Album incontournable des aventures de Tintin, essentiel dans la vie d'
Hergé.
Au retour, ni
Hergé ni Tintin ne seront plus les mêmes.
Hergé connait des moments difficiles dans sa vie personnelle.
Pourtant en liaison avec Fanny, il n'ose rompre avec Germaine, sa première femme, car cette rupture est impensable notamment du fait de ses valeurs et principes chrétiens.
Depuis quelque temps, il nourrit un remord relatif à l'abandon de cette amitié avec Tchang, laquelle a été à la fois si forte et si fondatrice pour l'oeuvre de Tintin.
Alors qu'il avait entrepris cet album, on lui avait conseillé de tout arrêter, séance tenante.
Cet album est pour
Hergé l'album du renouveau, l'album des réponses, l'album thérapeutique, l'album du pardon à soi-même, l'album de la recherche de la pureté, de l'amitié retrouvée.
Hergé règle le compte à ses démons qui l'empêchent de vivre, de créer.

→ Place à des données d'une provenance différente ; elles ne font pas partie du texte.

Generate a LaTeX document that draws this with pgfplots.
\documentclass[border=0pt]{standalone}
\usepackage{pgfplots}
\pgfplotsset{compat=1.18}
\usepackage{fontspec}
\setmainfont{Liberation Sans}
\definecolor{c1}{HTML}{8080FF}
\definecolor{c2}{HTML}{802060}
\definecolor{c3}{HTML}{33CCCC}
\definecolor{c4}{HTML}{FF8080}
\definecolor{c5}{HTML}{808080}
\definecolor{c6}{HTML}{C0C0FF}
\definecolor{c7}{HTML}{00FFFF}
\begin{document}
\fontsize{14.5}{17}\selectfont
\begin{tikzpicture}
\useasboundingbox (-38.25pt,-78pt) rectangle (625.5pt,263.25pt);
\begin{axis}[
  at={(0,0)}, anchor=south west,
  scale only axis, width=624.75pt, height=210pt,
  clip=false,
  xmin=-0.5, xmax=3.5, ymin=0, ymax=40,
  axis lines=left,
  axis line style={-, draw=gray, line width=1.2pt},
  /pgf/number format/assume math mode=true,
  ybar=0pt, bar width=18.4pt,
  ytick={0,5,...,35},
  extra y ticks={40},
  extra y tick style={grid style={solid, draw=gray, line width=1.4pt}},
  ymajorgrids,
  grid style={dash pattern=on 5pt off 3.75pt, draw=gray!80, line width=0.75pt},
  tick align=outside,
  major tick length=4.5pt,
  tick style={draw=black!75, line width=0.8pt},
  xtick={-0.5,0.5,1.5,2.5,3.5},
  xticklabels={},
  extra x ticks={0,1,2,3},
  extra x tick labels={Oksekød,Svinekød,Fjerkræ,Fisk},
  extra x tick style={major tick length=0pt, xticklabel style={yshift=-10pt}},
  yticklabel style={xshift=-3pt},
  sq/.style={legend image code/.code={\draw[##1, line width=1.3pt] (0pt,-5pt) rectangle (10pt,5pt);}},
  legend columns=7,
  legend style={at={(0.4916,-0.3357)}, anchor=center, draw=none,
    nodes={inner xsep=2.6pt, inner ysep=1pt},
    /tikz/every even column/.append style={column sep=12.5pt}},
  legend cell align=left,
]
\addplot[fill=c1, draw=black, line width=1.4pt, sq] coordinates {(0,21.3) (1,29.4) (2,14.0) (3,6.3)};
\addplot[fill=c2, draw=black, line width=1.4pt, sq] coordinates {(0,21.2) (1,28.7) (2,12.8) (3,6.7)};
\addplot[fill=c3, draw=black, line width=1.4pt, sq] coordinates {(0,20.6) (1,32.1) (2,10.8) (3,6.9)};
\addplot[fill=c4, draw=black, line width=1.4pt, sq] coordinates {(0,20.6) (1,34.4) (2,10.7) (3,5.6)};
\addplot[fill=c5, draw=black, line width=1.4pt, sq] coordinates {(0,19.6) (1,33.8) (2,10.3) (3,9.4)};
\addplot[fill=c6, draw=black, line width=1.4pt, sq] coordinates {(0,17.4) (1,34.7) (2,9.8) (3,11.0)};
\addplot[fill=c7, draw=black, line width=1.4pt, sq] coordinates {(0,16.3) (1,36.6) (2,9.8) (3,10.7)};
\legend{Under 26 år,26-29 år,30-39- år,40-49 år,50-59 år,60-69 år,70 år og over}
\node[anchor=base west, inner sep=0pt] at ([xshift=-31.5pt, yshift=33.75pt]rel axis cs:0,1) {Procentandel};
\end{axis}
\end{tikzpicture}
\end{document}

C'est le dernier départ volontaire de Tintin. Plus jamais, il ne partira à l'aventure. Tintin sera passif : Les Bijoux se passent exclusivement à Moulinsart ; dans 714, Tintin accompagne Tournesol invité à un colloque en Australie ; dans Picaros, Tintin, ne voulant tomber dans le piège tendu par Tapioca, refuse de voler au secours de la Castafiore. Certes, finira-t-il tardivement par y aller par solidarité avec Haddock, mais sans entrain.
Revenons au Tibet, Tintin prend des vacances. Tiens ! c'est la première fois que nous le voyons dans cette situation cocasse. Il y apprend la nouvelle d'une
catastrophe aérienne dans l'Himalaya. Il fait un rêve (« un horrible cauchemar » plus exactement) dans lequel il voit son ancien ami (vieux de de quatorze albums, une amitié vieille de 24 ans !) victime de la
catastrophe aérienne. Une lettre de Tchang crédibilise l'hypothèse que celui-ci pouvait être un des passagers. Un second article de journal confirme sa présence sur ce maudit vol. Les journaux pensent qu'il n'y a vraisemblablement aucun rescapé, car personne ne peut survivre à une telle
catastrophe.
Contre toute logique, contre l'hostilité de l'Himalaya, contre tout le monde (Haddock, mais aussi les sherpas les plus expérimentés, un moment contre lui-même) Tintin va rechercher Tchang dont l'avion qui l'amenait à Londres s'est écrasé le massif de Gosaintham ou Shishapangam à 7.900 mètres d'altitude.
Tintin est mû par une force intérieure inouïe, qu'importe sa vie, seule celle de Tchang compte. Il acceptera d'être abandonné par les siens, même Haddock au grand coeur sera sur le point de le quitter. Sa détermination est toujours mise à l'épreuve. Tintin et Haddock, mais aussi Milou (pardonne-moi) feront une rencontre essentielle : des lamas, des bouddhistes dans un monastère perché dans les montagnes.
Dans cette histoire tragique, où la famille se résume au plus petit noyau : Tintin, Milou, Haddock (on peut légitimement exclure Tournesol dont la présence au tout début n'est qu'anecdotique) et bien sûr Tchang. Il est à noter qu'on ne voit ce dernier que dans seulement deux albums très distants l'un de l'autre, et que, par deux fois, c'est Tintin qui sauve son ami d'une
catastrophe. Mais au Tibet Tintin sauve Tchang pour sauver
Hergé.
Rarement Tintin et
Hergé ont été aussi fusionnels.
Est-il besoin de dire que le dessin d'
Hergé a atteint son apogée. Les montagnes sont sublimes.
Heureusement, Haddock est toujours présent, car il permet, par ses fameuses indélicatesses, de détendre les nombreuses tensions tout au long de l'aventure. Ses jurons se font plus rares.
C'est par excellence, l'album de l'amitié, l'amitié jusqu'à l'acceptation du risque ultime.
Certes, l'amitié entre Tintin et Tchang, mais aussi celle entre Tintin et Haddock. Jamais cette dernière n'a été autant éprouvée ni démontrée.
Est-il besoin de vous en conseiller la lecture ? Celle-ci doit être lente, patiente, curieuse, tellement l'album est riche.